Goal ▸
What follows is a set of entries. Give them again exactly, without the pictures.

Exercise data ▸
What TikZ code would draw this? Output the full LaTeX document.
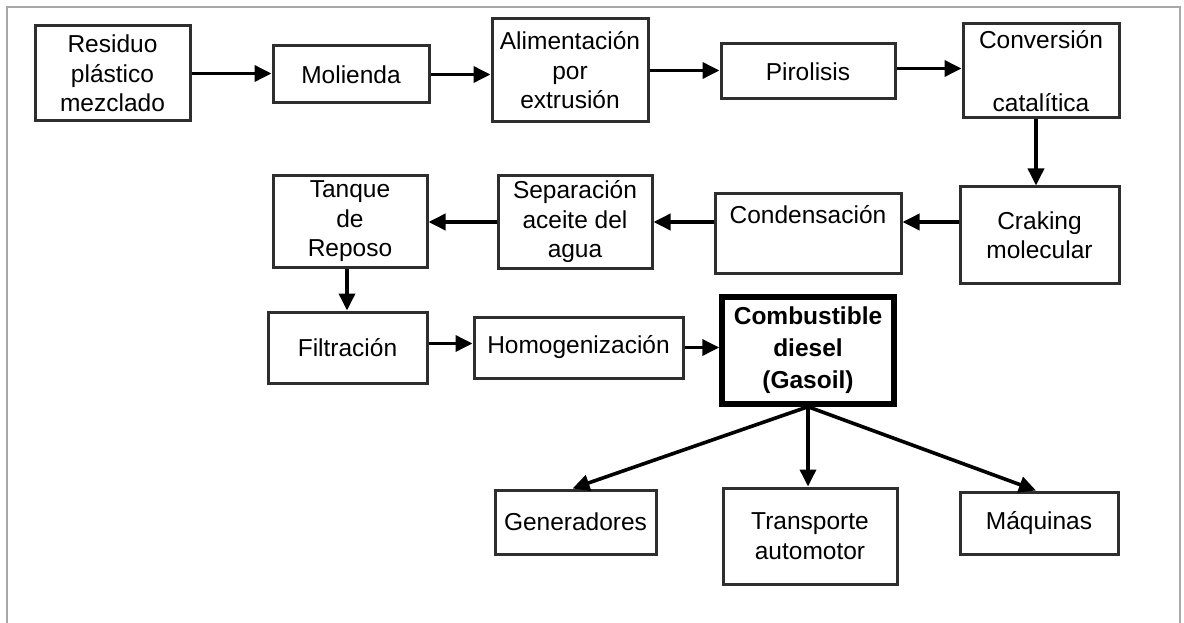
\documentclass[tikz,border=0pt]{standalone}
\usepackage{fontspec}
\setmainfont{Liberation Sans}
\usetikzlibrary{arrows.meta}
\definecolor{boxline}{HTML}{2E2E2E}
\definecolor{framegray}{HTML}{A8A8A8}
\tikzset{
  pbox/.style={draw=boxline, line width=3pt, inner sep=0pt, align=center,
    font=\fontsize{24.5}{29.5}\selectfont, text=black},
  mainbox/.style={pbox, draw=black, line width=5.5pt,
    font=\bfseries\fontsize{24.5}{32}\selectfont},
  arr/.style={draw=black, line width=3.6pt, -{Triangle[length=17pt,width=16pt]}},
}
\newcommand{\bx}[6]{% name, left, top, right, bottom, style
  \node[#6, minimum width={(#4-#2)*1pt}, minimum height={(#5-#3)*1pt}]
    (#1) at ({(#2+#4)/2},{(#3+#5)/2})}
\begin{document}
\begin{tikzpicture}[x=1pt,y=-1pt]
\useasboundingbox (0,0) rectangle (1184,623);
\draw[framegray, line width=2.2pt] (7,640) -- (7,7) -- (1180,7) -- (1180,640);
% row 1
\bx{res}{35}{26}{190}{121}{pbox} {Residuo\\plástico\\mezclado};
\bx{mol}{273}{46}{429}{103}{pbox} {Molienda};
\bx{ali}{492}{19}{648}{122}{pbox} {Alimentación\\por\\extrusión};
\bx{pir}{721}{44}{895}{99}{pbox} {Pirolisis};
\bx{conv}{963}{24}{1119}{118}{pbox} {Conversión\\[33pt]catalítica};
% row 2
\bx{tan}{273}{176}{427}{267}{pbox} {Tanque\\de\\Reposo};
\bx{sep}{498}{176}{652}{268}{pbox} {Separación\\aceite del\\agua};
\bx{con}{715}{194}{901}{273}{pbox} {Condensación\\\strut};
\bx{cra}{960}{187}{1119}{283}{pbox} {Craking\\molecular};
% row 3
\bx{fil}{268}{312}{427}{383}{pbox} {Filtración};
\bx{hom}{474}{317}{683}{378}{pbox} {Homogenización};
\bx{comb}{722}{297}{894}{404}{mainbox} {Combustible\\diesel\\(Gasoil)};
% row 4
\bx{gen}{495}{490}{656}{554}{pbox} {Generadores};
\bx{tra}{723}{488}{897}{584}{pbox} {Transporte\\automotor};
\bx{maq}{960}{492}{1118}{554}{pbox} {Máquinas};
% connectors
\draw[arr] (res.east) -- (res.east -| mol.west);
\draw[arr] (mol.east) -- (mol.east -| ali.west);
\draw[arr] (ali.east) -- (ali.east -| pir.west);
\draw[arr] ([yshift=3pt]pir.east) -- ([yshift=3pt]pir.east -| conv.west);
\draw[arr] ([xshift=-5pt]conv.south) -- ([xshift=-5pt]conv.south |- cra.north);
\draw[arr] ([yshift=13pt]cra.west) -- ([yshift=13pt]cra.west -| con.east);
\draw[arr] (sep.east -| con.west) -- (sep.east);
\draw[arr] (sep.west) -- (sep.west -| tan.east);
\draw[arr] ([xshift=-3pt]tan.south) -- ([xshift=-3pt]tan.south |- fil.north);
\draw[arr] ([yshift=4pt]fil.east) -- ([yshift=4pt]fil.east -| hom.west);
\draw[arr] (hom.east) -- (hom.east -| comb.west);
\draw[arr] (comb.south) -- ([xshift=-3pt]gen.north);
\draw[arr] (comb.south) -- (comb.south |- tra.north);
\draw[arr] (comb.south) -- ([xshift=-3pt]maq.north);
\end{tikzpicture}
\end{document}
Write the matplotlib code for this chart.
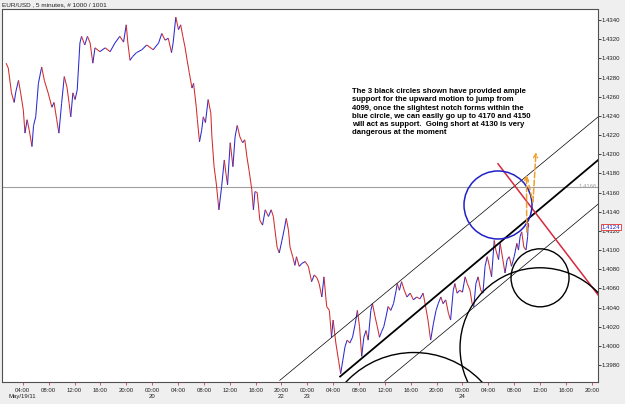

Output of the exercise ▸
What TikZ code would draw this? Output the full LaTeX document.
\documentclass[tikz,border=0pt]{standalone}
\usepackage{fontspec}
\setmainfont{Liberation Sans}
\usetikzlibrary{arrows.meta}
\definecolor{boxline}{HTML}{2E2E2E}
\definecolor{framegray}{HTML}{A8A8A8}
\tikzset{
  pbox/.style={draw=boxline, line width=3pt, inner sep=0pt, align=center,
    font=\fontsize{24.5}{29.5}\selectfont, text=black},
  mainbox/.style={pbox, draw=black, line width=5.5pt,
    font=\bfseries\fontsize{24.5}{32}\selectfont},
  arr/.style={draw=black, line width=3.6pt, -{Triangle[length=17pt,width=16pt]}},
}
\newcommand{\bx}[6]{% name, left, top, right, bottom, style
  \node[#6, minimum width={(#4-#2)*1pt}, minimum height={(#5-#3)*1pt}]
    (#1) at ({(#2+#4)/2},{(#3+#5)/2})}
\begin{document}
\begin{tikzpicture}[x=1pt,y=-1pt]
\useasboundingbox (0,0) rectangle (1184,623);
\draw[framegray, line width=2.2pt] (7,640) -- (7,7) -- (1180,7) -- (1180,640);
% row 1
\bx{res}{35}{26}{190}{121}{pbox} {Residuo\\plástico\\mezclado};
\bx{mol}{273}{46}{429}{103}{pbox} {Molienda};
\bx{ali}{492}{19}{648}{122}{pbox} {Alimentación\\por\\extrusión};
\bx{pir}{721}{44}{895}{99}{pbox} {Pirolisis};
\bx{conv}{963}{24}{1119}{118}{pbox} {Conversión\\[33pt]catalítica};
% row 2
\bx{tan}{273}{176}{427}{267}{pbox} {Tanque\\de\\Reposo};
\bx{sep}{498}{176}{652}{268}{pbox} {Separación\\aceite del\\agua};
\bx{con}{715}{194}{901}{273}{pbox} {Condensación\\\strut};
\bx{cra}{960}{187}{1119}{283}{pbox} {Craking\\molecular};
% row 3
\bx{fil}{268}{312}{427}{383}{pbox} {Filtración};
\bx{hom}{474}{317}{683}{378}{pbox} {Homogenización};
\bx{comb}{722}{297}{894}{404}{mainbox} {Combustible\\diesel\\(Gasoil)};
% row 4
\bx{gen}{495}{490}{656}{554}{pbox} {Generadores};
\bx{tra}{723}{488}{897}{584}{pbox} {Transporte\\automotor};
\bx{maq}{960}{492}{1118}{554}{pbox} {Máquinas};
% connectors
\draw[arr] (res.east) -- (res.east -| mol.west);
\draw[arr] (mol.east) -- (mol.east -| ali.west);
\draw[arr] (ali.east) -- (ali.east -| pir.west);
\draw[arr] ([yshift=3pt]pir.east) -- ([yshift=3pt]pir.east -| conv.west);
\draw[arr] ([xshift=-5pt]conv.south) -- ([xshift=-5pt]conv.south |- cra.north);
\draw[arr] ([yshift=13pt]cra.west) -- ([yshift=13pt]cra.west -| con.east);
\draw[arr] (sep.east -| con.west) -- (sep.east);
\draw[arr] (sep.west) -- (sep.west -| tan.east);
\draw[arr] ([xshift=-3pt]tan.south) -- ([xshift=-3pt]tan.south |- fil.north);
\draw[arr] ([yshift=4pt]fil.east) -- ([yshift=4pt]fil.east -| hom.west);
\draw[arr] (hom.east) -- (hom.east -| comb.west);
\draw[arr] (comb.south) -- ([xshift=-3pt]gen.north);
\draw[arr] (comb.south) -- (comb.south |- tra.north);
\draw[arr] (comb.south) -- ([xshift=-3pt]maq.north);
\end{tikzpicture}
\end{document}
Write the matplotlib code for this chart.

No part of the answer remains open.